In Germany, the name Fresenius (for an article on the Chemist Carl Remigius Fresenius, see here) is associated with excellence in analytical chemistry. One strong point of studying at Fresenius Uni is still a strong background in analytical chemistry to this day. However, being named after the great founder of analytical chemistry does not mean that the university is resting on its laurels. A quick visit of the website reveals that the chemistry course has undergone several transformations since my graduation year, proof of ongoing improvements and adaptations in times of change. Already when I was a student, the curriculum had been refined over the years by constant feedback from industry, ensuring that it was up to date, but also that the graduates would be happily recruited and employed. Furthermore, I found the content of the course very well constructed, both in terms of what was taught and what content was omitted (that's also important!), as well as in terms of organisation. (To be completely honest, I sometimes wished at the time to learn particular topics in a bit more detail, such as quantum chemistry, but that still has not changed even today as a student in Cambridge.

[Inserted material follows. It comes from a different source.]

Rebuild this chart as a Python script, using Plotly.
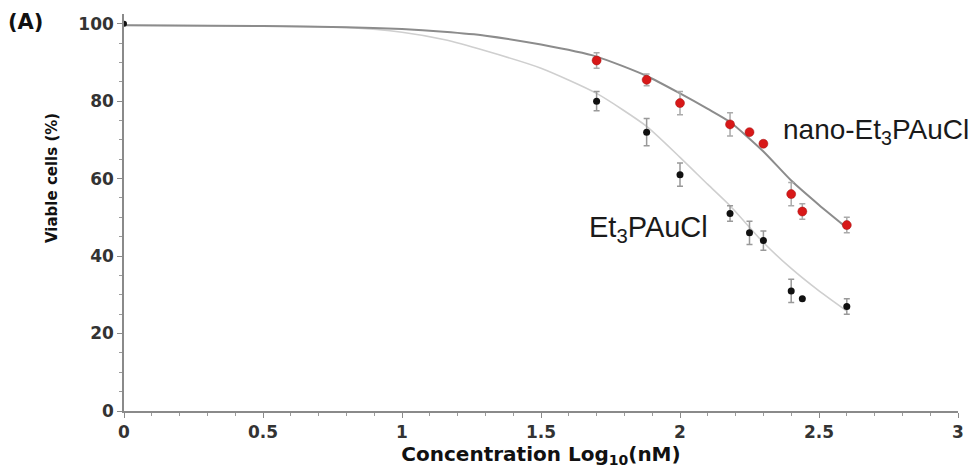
import plotly.graph_objects as go

# Measured points
conc = [1.7, 1.88, 2.0, 2.18, 2.25, 2.3, 2.4, 2.44, 2.6]
free_vals = [80, 72, 61, 51, 46, 44, 31, 29, 27]
free_err = [2.5, 3.5, 3, 2, 3, 2.5, 3, 0, 2]
nano_vals = [90.5, 85.5, 79.5, 74, 72, 69, 56, 51.5, 48]
nano_err = [2, 1.5, 3, 3, 0, 0, 3, 2, 2]

start_x = [0]
start_y = [100]

# Fitted curves
fit_x = [0, 0.5, 0.8, 1.0, 1.15, 1.3, 1.5, 1.7, 1.88, 2.0, 2.1, 2.18, 2.3, 2.4, 2.5, 2.6]
nano_fit = [99.6, 99.4, 99.1, 98.6, 97.9, 96.9, 94.6, 91.5, 86.5, 82.0, 78.0, 74.6, 67.0, 59.5, 53.2, 47.3]
free_fit = [99.6, 99.4, 99.0, 97.8, 95.9, 93.0, 88.5, 82.0, 73.5, 65.5, 58.5, 53.0, 43.5, 36.8, 31.0, 25.8]

x_ticks = [0, 0.5, 1, 1.5, 2, 2.5, 3]
x_tick_text = ["0", "0.5", "1", "1.5", "2", "2.5", "3"]
y_ticks = [0, 20, 40, 60, 80, 100]

FONT = "Liberation Sans, Arial, sans-serif"
BOLD = "DejaVu Sans, Verdana, sans-serif"

fig = go.Figure()

fig.add_trace(go.Scatter(x=fit_x, y=free_fit, mode="lines", line=dict(color="#cfcfcf", width=1.6, shape="spline", smoothing=0.6),
                         showlegend=False, hoverinfo="skip"))
fig.add_trace(go.Scatter(x=fit_x, y=nano_fit, mode="lines", line=dict(color="#8c8c8c", width=2, shape="spline", smoothing=0.6),
                         showlegend=False, hoverinfo="skip"))

fig.add_trace(go.Scatter(x=conc, y=free_vals, mode="markers",
                         marker=dict(color="#111111", size=7, symbol="circle"),
                         error_y=dict(type="data", array=free_err, color="#999999", thickness=1.5, width=3),
                         name="Et3PAuCl", showlegend=False))
fig.add_trace(go.Scatter(x=conc, y=nano_vals, mode="markers",
                         marker=dict(color="#d81818", size=9, symbol="circle",
                                     line=dict(color="#a01010", width=0.5)),
                         error_y=dict(type="data", array=nano_err, color="#aaaaaa", thickness=1.5, width=3),
                         name="nano-Et3PAuCl", showlegend=False))
fig.add_trace(go.Scatter(x=start_x, y=start_y, mode="markers",
                         marker=dict(color="#111111", size=6), showlegend=False))

fig.add_annotation(x=2.365, y=72.1, xref="x", yref="y", text="nano-Et<sub>3</sub>PAuCl", showarrow=False,
                   xanchor="left", yanchor="middle", font=dict(family=FONT, size=28, color="#1a1a1a"))
fig.add_annotation(x=1.665, y=47.0, xref="x", yref="y", text="Et<sub>3</sub>PAuCl", showarrow=False,
                   xanchor="left", yanchor="middle", font=dict(family=FONT, size=29, color="#1a1a1a"))
fig.add_annotation(x=-0.142, y=1.015, xref="paper", yref="paper", text="<b>(A)</b>", showarrow=False,
                   xanchor="left", yanchor="top", font=dict(family=BOLD, size=21, color="#111"))
fig.add_annotation(x=-0.0863, y=0.587, xref="paper", yref="paper", text="<b>Viable cells (%)</b>", showarrow=False,
                   textangle=-90, xanchor="center", yanchor="middle", font=dict(family=BOLD, size=15, color="#111"))

tickfont = dict(family=BOLD, size=17, color="#333333", weight="bold")
fig.update_xaxes(range=[0, 3], tickvals=x_ticks, ticktext=x_tick_text, showgrid=False, zeroline=False,
                 showline=True, linecolor="#8a8a8a", linewidth=1.5, ticks="outside", ticklen=5,
                 tickcolor="#8a8a8a", tickfont=tickfont, automargin=False,
                 minor=dict(dtick=0.1, ticks="outside", ticklen=3, tickcolor="#9a9a9a"),
                 title=dict(text="<b>Concentration Log<sub>10</sub>(nM)</b>", font=dict(family=BOLD, size=20, color="#111"), standoff=2))
fig.update_yaxes(range=[0, 102.5], tickvals=y_ticks, showgrid=False, zeroline=False,
                 showline=True, linecolor="#8a8a8a", linewidth=1.5, ticks="outside", ticklen=5,
                 tickcolor="#8a8a8a", tickfont=tickfont, automargin=False,
                 minor=dict(dtick=5, ticks="outside", ticklen=3, tickcolor="#9a9a9a"))

# page body has an 8px default margin, so the figure is shifted; compensate
fig.update_layout(width=971, height=465, margin=dict(l=116, r=21, t=6, b=62),
                  plot_bgcolor="white", paper_bgcolor="white")

fig.write_html("out.html")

So it’s obviously more to do with my personal ideas than anything else). 
It seemed as if someone had sat down initially to really think about what knowledge makes a good chemist and then built up the curriculum from first principle, open to constant improvement. The key 
philosophy seemed to be the communication of what is the most comprehensive "working knowledge" of a chemist, and to really bring across these principles. One way in which this was achieved was the high amount of practical lab teaching, more than 50% of the time if I remember correctly. Apart from the obvious different disciplines of chemistry, the overall masterplan also includes the possibility to integrate minor studies in other subjects such as economics and languages, in order to develop a well rounded set of skills.
I think this overall strategy really brings home the content and still does not prevent anyone from indulging in more detailed studies, now able to fall on the fertile ground of a sound foundation of knowledge.
Germany is different to the UK in that there aren't (m)any elite universities with longstanding traditions (although there is a discussion if this should be changed), and there is a much more common-sense attitude towards the significance of school grades. As one example, there is no restriction on the A-level average of a student wanting to study Chemistry at Fresenius or anywhere else (apart from the fact that they don't fail, of course). However, I am convinced that every student going through the Fresenius system, no matter how academic or not, won't be able to help him/herself but to emerge with a sound knowledge of chemistry in the end. I think this steady output of good graduates is quite an achievement in the light of the generous admission policy and is certainly tribute to the educational philosophy. In Cambridge and Oxford on the other hand, where only the best A-level students of the country are admitted, I don't think it's as surprising that the graduates are excellent, because they were already excellent in the first place. Sometimes I even think they are excellent despite the teaching they have encountered, not because of it.
To sum up, as a result of an overall vision, I think that the people produced at Fresenius enter the professional world with a great foundation and working knowledge of Chemistry, perhaps not excessively familiar with the academic intricacies of the most advanced chemical topics, but well rounded and ready to be placed in any lab and start working. I don’t think this is the result of chance, but of a well thought through approach to produce exactly the type of person needed in the world of chemistry.

I definitely think that every university course on offer in an institution should at least aim to stand out in some way and give their students something special along the way, and Fresenius definitely shows that this can be done, even on a smaller budget and without relying exclusively on the best students in the country.